• **PROBLEM TO WORK ON**
Render the material again word for word, skipping the pictures in it.

□ □ □ □ □

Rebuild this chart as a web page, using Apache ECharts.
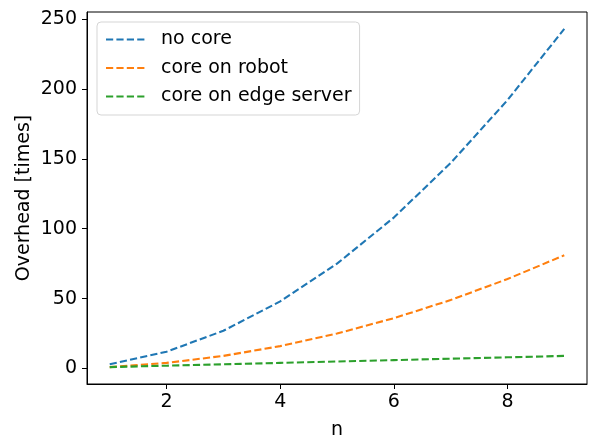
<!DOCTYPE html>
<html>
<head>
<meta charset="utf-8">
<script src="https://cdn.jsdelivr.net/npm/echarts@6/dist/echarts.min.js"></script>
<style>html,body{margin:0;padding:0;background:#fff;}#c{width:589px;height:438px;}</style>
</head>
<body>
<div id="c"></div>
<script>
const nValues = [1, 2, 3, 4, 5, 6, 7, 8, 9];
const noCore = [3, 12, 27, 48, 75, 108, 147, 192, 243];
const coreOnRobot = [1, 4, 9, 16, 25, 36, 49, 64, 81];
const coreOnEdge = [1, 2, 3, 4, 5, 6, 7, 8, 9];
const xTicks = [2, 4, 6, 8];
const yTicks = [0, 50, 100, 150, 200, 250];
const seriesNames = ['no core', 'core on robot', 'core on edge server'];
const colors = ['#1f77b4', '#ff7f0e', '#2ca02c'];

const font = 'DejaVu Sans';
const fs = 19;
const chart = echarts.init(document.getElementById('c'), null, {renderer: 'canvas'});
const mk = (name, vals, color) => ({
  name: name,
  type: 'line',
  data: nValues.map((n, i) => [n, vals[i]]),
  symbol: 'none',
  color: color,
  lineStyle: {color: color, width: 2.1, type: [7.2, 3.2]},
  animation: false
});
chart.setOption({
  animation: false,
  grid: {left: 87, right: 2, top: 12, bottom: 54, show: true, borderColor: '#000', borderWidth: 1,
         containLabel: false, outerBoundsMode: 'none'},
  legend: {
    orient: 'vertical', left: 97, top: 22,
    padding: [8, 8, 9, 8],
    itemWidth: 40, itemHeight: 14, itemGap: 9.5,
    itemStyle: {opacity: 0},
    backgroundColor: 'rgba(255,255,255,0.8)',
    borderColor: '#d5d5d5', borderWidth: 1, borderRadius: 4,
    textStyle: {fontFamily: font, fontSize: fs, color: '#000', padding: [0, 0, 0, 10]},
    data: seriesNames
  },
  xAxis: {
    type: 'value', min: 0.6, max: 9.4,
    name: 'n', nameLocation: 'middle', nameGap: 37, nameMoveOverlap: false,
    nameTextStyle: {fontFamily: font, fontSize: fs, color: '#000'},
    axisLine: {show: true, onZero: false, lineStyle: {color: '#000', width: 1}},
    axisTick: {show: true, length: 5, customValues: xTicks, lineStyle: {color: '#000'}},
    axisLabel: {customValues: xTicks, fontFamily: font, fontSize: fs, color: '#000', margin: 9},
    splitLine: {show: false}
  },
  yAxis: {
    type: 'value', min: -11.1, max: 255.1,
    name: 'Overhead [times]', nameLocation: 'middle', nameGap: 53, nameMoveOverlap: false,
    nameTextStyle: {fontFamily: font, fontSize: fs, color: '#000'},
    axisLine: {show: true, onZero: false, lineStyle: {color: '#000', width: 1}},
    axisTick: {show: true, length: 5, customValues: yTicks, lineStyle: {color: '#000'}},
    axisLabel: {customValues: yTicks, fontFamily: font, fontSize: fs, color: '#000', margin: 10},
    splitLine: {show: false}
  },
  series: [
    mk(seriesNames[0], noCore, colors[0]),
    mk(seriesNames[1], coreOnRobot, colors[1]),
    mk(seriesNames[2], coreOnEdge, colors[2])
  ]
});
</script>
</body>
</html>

□ □ □ □ □

• **EXERCISE SOLUTION**
Rebuild this chart as a web page, using Apache ECharts.
<!DOCTYPE html>
<html>
<head>
<meta charset="utf-8">
<script src="https://cdn.jsdelivr.net/npm/echarts@6/dist/echarts.min.js"></script>
<style>html,body{margin:0;padding:0;background:#fff;}#c{width:589px;height:438px;}</style>
</head>
<body>
<div id="c"></div>
<script>
const nValues = [1, 2, 3, 4, 5, 6, 7, 8, 9];
const noCore = [3, 12, 27, 48, 75, 108, 147, 192, 243];
const coreOnRobot = [1, 4, 9, 16, 25, 36, 49, 64, 81];
const coreOnEdge = [1, 2, 3, 4, 5, 6, 7, 8, 9];
const xTicks = [2, 4, 6, 8];
const yTicks = [0, 50, 100, 150, 200, 250];
const seriesNames = ['no core', 'core on robot', 'core on edge server'];
const colors = ['#1f77b4', '#ff7f0e', '#2ca02c'];

const font = 'DejaVu Sans';
const fs = 19;
const chart = echarts.init(document.getElementById('c'), null, {renderer: 'canvas'});
const mk = (name, vals, color) => ({
  name: name,
  type: 'line',
  data: nValues.map((n, i) => [n, vals[i]]),
  symbol: 'none',
  color: color,
  lineStyle: {color: color, width: 2.1, type: [7.2, 3.2]},
  animation: false
});
chart.setOption({
  animation: false,
  grid: {left: 87, right: 2, top: 12, bottom: 54, show: true, borderColor: '#000', borderWidth: 1,
         containLabel: false, outerBoundsMode: 'none'},
  legend: {
    orient: 'vertical', left: 97, top: 22,
    padding: [8, 8, 9, 8],
    itemWidth: 40, itemHeight: 14, itemGap: 9.5,
    itemStyle: {opacity: 0},
    backgroundColor: 'rgba(255,255,255,0.8)',
    borderColor: '#d5d5d5', borderWidth: 1, borderRadius: 4,
    textStyle: {fontFamily: font, fontSize: fs, color: '#000', padding: [0, 0, 0, 10]},
    data: seriesNames
  },
  xAxis: {
    type: 'value', min: 0.6, max: 9.4,
    name: 'n', nameLocation: 'middle', nameGap: 37, nameMoveOverlap: false,
    nameTextStyle: {fontFamily: font, fontSize: fs, color: '#000'},
    axisLine: {show: true, onZero: false, lineStyle: {color: '#000', width: 1}},
    axisTick: {show: true, length: 5, customValues: xTicks, lineStyle: {color: '#000'}},
    axisLabel: {customValues: xTicks, fontFamily: font, fontSize: fs, color: '#000', margin: 9},
    splitLine: {show: false}
  },
  yAxis: {
    type: 'value', min: -11.1, max: 255.1,
    name: 'Overhead [times]', nameLocation: 'middle', nameGap: 53, nameMoveOverlap: false,
    nameTextStyle: {fontFamily: font, fontSize: fs, color: '#000'},
    axisLine: {show: true, onZero: false, lineStyle: {color: '#000', width: 1}},
    axisTick: {show: true, length: 5, customValues: yTicks, lineStyle: {color: '#000'}},
    axisLabel: {customValues: yTicks, fontFamily: font, fontSize: fs, color: '#000', margin: 10},
    splitLine: {show: false}
  },
  series: [
    mk(seriesNames[0], noCore, colors[0]),
    mk(seriesNames[1], coreOnRobot, colors[1]),
    mk(seriesNames[2], coreOnEdge, colors[2])
  ]
});
</script>
</body>
</html>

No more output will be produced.